🤖 AI Summary
This work addresses the challenge that vision-language-action (VLA) models struggle with high-precision force-sensitive tasks due to low output frequency and unreliable force control. To overcome this limitation, the authors propose a decoupled architecture in which VLA outputs serve as task-level compliance suggestions, while a passive shielding mechanism—based on energy tanks and high-frequency boundary checks—ensures contact dynamics safety. This mechanism guarantees passivity of the compliant port during execution, enables causal evaluation of semantic contributions, and effectively mitigates interference from geometric shortcuts. Evaluated on simulated and real-world connector insertion and extraction tasks, the system achieves zero passivity violations under adversarial compliance variations and demonstrates significantly higher precision than unshielded baselines.
📝 Abstract
Contact-rich manipulation demands both high-level semantic reasoning and the safe regulation of high-frequency contact dynamics.

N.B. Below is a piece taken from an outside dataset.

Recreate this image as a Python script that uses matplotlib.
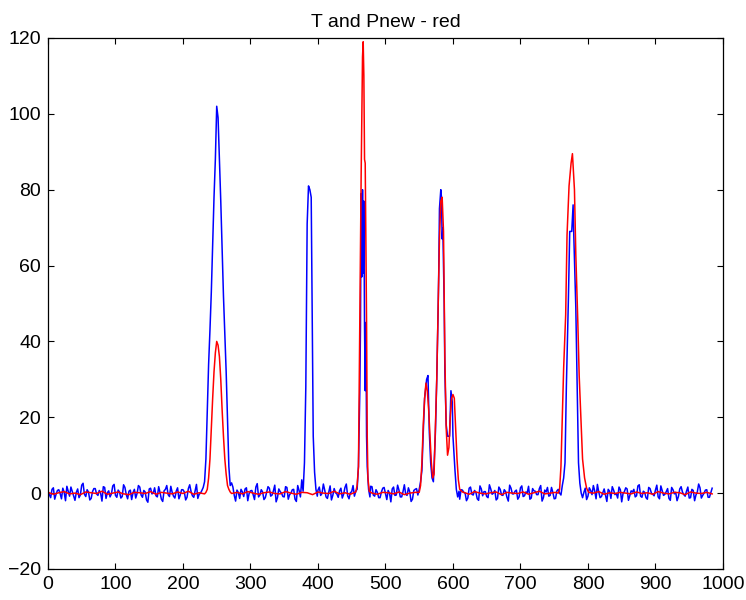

While Vision-Language-Action (VLA) models provide unprecedented semantic generalization, their low-rate outputs lack the reliability required for direct plant authority in force-sensitive tasks. To bridge this semantic-to-control gap, we introduce PaCo-VLA, a passivity-shielded compliance prior that recasts the VLA interface. Rather than trusting VLAs with direct motor commands, PaCo-VLA treats network outputs as task-level compliance proposals: semantic bindings, task stages, and admittance schedules. A high-frequency, proposal-independent passivity shield governs these proposals through energy-tank accounting and boundary checks, preventing invalid, stale, or unverified model predictions from bypassing low-level contact physics. This decoupled architecture also enables causal evaluation, isolating semantic contributions from geometric shortcuts. Extensive simulated and real-world connector-insertion experiments demonstrate that PaCo-VLA achieves superior precision over unshielded VLA baselines, sustaining zero passivity violations even under adversarial compliance shifts. This framework establishes a provably sampled-passive runtime contract at the admittance port and provides a runtime interface for deploying foundation models in contact-rich domains.